My sister and I went to the “Green School” or “do-as-you-like” school in King’s Langley, Rudolph Steiner being the proper name. Then I got sent to Watford Grammar School, and that meant thousands of bicycle trips being sucked along behind the Green Line at great speeds. Such reckless fools we were then.
I went back to Chipperfield in 1990 on a visit over to the UK, asked if I might see where farmer Jones used to live, his farm now a trendy horse farm, and was told he’s still around, over there in that little cottage. Unbelieving, I went and knocked on a window behind which a television was playing, and after a long pause and followed by the sound of huffing and puffing and slow shuffling footsteps, the door slowly opened, and there was this 100 year old man, and without missing a beat and before I spoke a word, his craggy and still ruddy face lit up and he said “Well moy Lord, if it ain’t John Clark, as oy live and breathe!” He hadn’t seen me since I was 14. I sat across from him in his living room, and over a glass of sherry, I mostly listened to what a good price he got for his farm. I wanted to remind him that at the end of one unusually hot summer long long ago, he had rewarded me after an entire school holiday spent in backbreaking work on his farm, with just a shiny new sixpence. But I hadn’t the heart.

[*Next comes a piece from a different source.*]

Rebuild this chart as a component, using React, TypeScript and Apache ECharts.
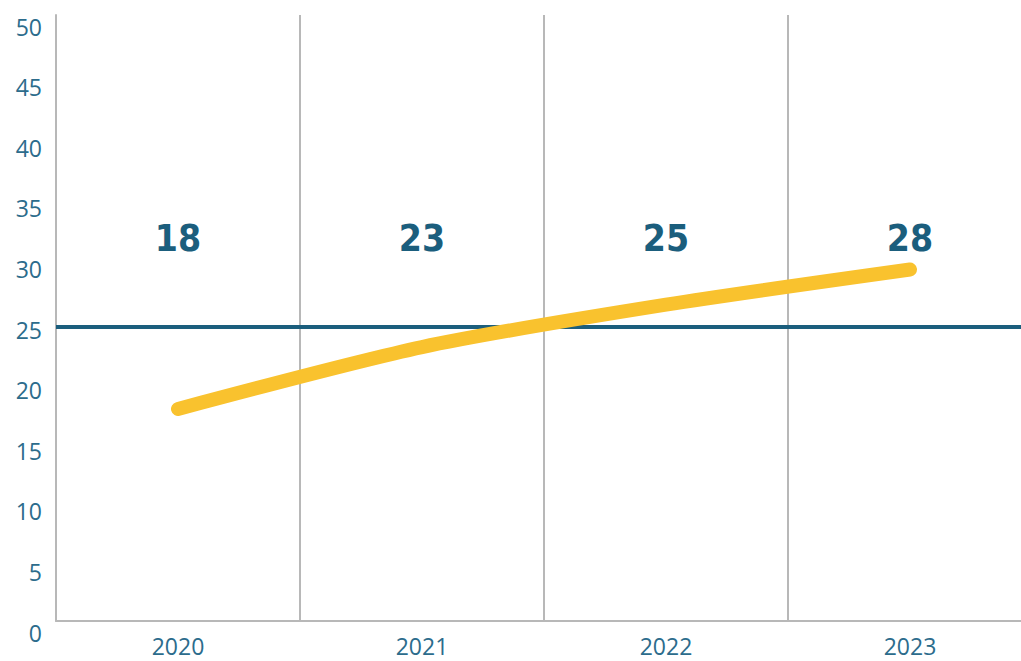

Ah, such memories. Anyone still around from that era? I expect so. I was there the most important years in a life when we form our attitudes, between 9 and perhaps 14 or 15, when we moved to Chalfont St. Giles, to find a younger crowd than Chipperfield offered back then.
Funny how the names come back. Can’t remember a darned thing I did yesterday. Anybody like to remember with me?

This page is edited by Russ

4 CommentsRSS



I’m sorry I didn’t live up to your expectations in that Russ has indicated that the book is now out of print.(It was certainly very popular when it was published). However there was more information than could be used in the book and occasional articles have been appearing in Chipperfield News.

There will be some of these in the archive on this site and hopefully they will be of interest to you.

August 11, 2004

“within living memory” have sold out, without plans to reprint. shame really

August 8, 2004
John Clark

Sounds good, but doesn’t have it. Where can I buy a book? Thanks for the info. You’re a Wizz indeed.

August 4, 2004


I can’t remember with you as I cannot match your years in Chipperfield. However it is interesting to hear of Chipperfield in ‘the old days’.

Are you aware that a book was produced to celebrate the millennium (Chipperfeild Within Living memory)? I suspect that copies may still be availablefor sale if you would like one. It must mention names and places that you would be familiar with.